GIVEN PROBLEM.
Select the lines that hold the word "this" and copy each one.

╭─ RECORD EXCERPTS

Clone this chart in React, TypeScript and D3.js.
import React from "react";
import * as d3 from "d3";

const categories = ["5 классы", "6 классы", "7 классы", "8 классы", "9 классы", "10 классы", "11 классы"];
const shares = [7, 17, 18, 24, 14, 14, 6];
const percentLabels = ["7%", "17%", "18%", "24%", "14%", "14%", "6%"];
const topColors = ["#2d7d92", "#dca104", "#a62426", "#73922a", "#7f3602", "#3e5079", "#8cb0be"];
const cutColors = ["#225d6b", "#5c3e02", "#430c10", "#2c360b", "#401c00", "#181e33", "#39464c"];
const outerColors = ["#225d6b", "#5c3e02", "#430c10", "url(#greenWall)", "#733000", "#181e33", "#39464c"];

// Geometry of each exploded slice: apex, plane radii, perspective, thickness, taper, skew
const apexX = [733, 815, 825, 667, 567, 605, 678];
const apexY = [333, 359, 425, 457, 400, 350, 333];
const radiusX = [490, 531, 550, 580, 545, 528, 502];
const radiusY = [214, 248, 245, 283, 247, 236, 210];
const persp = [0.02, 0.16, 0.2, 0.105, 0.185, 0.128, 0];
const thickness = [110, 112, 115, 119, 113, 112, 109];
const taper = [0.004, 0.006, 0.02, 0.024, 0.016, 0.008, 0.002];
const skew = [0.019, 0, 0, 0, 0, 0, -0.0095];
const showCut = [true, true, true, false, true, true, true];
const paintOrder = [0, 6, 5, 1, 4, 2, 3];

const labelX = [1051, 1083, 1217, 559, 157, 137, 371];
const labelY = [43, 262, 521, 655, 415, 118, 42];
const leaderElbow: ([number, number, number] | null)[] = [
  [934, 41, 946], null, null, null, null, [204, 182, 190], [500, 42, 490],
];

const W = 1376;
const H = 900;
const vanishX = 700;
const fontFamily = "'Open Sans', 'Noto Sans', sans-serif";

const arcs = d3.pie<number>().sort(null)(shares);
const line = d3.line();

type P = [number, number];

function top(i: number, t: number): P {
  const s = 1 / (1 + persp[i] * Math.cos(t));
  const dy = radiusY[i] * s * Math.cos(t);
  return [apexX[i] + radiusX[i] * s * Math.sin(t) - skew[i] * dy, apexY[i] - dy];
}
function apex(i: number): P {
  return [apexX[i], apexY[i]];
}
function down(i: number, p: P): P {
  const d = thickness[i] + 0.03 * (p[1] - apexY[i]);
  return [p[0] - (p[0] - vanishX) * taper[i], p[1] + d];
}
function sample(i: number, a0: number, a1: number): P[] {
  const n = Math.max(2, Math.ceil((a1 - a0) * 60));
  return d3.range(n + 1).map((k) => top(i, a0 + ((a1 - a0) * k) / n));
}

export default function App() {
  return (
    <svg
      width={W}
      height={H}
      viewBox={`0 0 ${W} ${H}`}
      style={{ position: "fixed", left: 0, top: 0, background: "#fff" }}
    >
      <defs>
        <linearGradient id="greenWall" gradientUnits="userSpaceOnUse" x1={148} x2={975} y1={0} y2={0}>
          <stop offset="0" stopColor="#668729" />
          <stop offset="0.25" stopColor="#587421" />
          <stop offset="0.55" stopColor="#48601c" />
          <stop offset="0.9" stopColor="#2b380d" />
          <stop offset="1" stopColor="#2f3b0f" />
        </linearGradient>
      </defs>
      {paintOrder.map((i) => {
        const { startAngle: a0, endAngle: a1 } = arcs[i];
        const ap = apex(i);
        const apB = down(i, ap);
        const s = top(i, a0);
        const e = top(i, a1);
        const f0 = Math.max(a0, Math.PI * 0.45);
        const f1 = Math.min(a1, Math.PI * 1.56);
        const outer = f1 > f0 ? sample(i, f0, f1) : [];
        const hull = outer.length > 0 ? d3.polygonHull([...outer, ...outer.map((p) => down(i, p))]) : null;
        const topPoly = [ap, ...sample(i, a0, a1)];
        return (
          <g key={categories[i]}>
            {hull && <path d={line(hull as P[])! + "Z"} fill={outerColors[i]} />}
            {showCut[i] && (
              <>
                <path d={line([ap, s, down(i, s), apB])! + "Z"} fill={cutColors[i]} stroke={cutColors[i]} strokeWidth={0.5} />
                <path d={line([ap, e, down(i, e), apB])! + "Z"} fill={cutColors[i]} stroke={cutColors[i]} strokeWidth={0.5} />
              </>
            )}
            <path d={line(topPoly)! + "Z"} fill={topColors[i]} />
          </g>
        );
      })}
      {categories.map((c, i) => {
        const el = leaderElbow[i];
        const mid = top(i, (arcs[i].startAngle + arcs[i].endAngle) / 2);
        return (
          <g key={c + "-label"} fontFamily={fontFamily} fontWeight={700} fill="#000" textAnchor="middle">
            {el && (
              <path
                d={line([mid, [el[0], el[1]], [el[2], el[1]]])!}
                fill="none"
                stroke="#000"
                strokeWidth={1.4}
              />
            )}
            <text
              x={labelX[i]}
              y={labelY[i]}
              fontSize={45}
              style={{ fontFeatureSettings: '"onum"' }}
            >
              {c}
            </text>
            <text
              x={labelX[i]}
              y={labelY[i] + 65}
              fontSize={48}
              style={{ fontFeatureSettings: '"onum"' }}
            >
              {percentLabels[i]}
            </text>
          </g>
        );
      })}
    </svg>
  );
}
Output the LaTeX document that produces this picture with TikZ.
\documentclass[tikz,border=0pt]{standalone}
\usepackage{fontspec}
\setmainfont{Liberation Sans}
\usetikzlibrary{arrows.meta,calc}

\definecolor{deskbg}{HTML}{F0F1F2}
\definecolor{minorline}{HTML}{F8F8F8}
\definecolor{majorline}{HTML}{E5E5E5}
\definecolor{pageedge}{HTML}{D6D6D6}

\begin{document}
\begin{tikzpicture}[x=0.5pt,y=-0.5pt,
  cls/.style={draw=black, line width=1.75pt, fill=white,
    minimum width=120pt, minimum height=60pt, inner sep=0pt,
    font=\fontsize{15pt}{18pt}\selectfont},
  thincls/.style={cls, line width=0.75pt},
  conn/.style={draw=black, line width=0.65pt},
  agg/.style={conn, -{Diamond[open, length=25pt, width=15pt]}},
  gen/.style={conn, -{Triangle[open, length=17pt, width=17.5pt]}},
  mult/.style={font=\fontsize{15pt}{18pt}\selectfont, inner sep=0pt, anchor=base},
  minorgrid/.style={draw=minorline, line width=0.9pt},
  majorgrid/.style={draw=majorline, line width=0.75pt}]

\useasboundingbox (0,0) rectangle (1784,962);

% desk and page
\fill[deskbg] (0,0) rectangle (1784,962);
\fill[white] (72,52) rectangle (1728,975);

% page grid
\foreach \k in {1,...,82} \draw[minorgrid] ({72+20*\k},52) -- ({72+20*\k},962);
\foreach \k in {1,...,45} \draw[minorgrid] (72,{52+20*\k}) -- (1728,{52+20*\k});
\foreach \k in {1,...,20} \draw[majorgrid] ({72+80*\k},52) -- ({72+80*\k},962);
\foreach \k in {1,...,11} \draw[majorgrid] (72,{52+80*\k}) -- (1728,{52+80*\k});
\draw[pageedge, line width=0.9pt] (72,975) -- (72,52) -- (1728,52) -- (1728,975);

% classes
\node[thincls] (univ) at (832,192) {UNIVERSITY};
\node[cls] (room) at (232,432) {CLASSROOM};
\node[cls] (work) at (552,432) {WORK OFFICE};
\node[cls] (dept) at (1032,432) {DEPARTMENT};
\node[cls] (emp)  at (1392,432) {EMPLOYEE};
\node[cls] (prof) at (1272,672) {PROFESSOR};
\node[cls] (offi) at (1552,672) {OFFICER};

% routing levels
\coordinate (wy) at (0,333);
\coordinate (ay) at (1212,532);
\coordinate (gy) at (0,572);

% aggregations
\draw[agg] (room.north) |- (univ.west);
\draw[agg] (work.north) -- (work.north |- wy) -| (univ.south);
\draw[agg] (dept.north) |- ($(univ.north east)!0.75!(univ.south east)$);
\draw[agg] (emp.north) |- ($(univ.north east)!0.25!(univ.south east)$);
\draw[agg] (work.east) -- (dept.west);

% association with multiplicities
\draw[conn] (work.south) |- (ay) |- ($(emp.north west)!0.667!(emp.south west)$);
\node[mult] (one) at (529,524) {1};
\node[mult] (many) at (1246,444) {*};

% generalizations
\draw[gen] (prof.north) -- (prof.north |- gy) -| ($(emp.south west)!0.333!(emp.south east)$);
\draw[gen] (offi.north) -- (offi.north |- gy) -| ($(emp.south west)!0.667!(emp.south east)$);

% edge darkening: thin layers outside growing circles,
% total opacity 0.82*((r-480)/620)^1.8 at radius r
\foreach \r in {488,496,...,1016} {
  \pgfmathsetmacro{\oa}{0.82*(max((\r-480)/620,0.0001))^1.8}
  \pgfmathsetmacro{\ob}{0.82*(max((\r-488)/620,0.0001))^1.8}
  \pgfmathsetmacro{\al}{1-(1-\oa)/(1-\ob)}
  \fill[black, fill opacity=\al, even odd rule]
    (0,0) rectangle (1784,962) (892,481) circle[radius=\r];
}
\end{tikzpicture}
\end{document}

╰─

OUTPUT OF THE TASK.
Clone this chart in React, TypeScript and D3.js.
Output the LaTeX document that produces this picture with TikZ.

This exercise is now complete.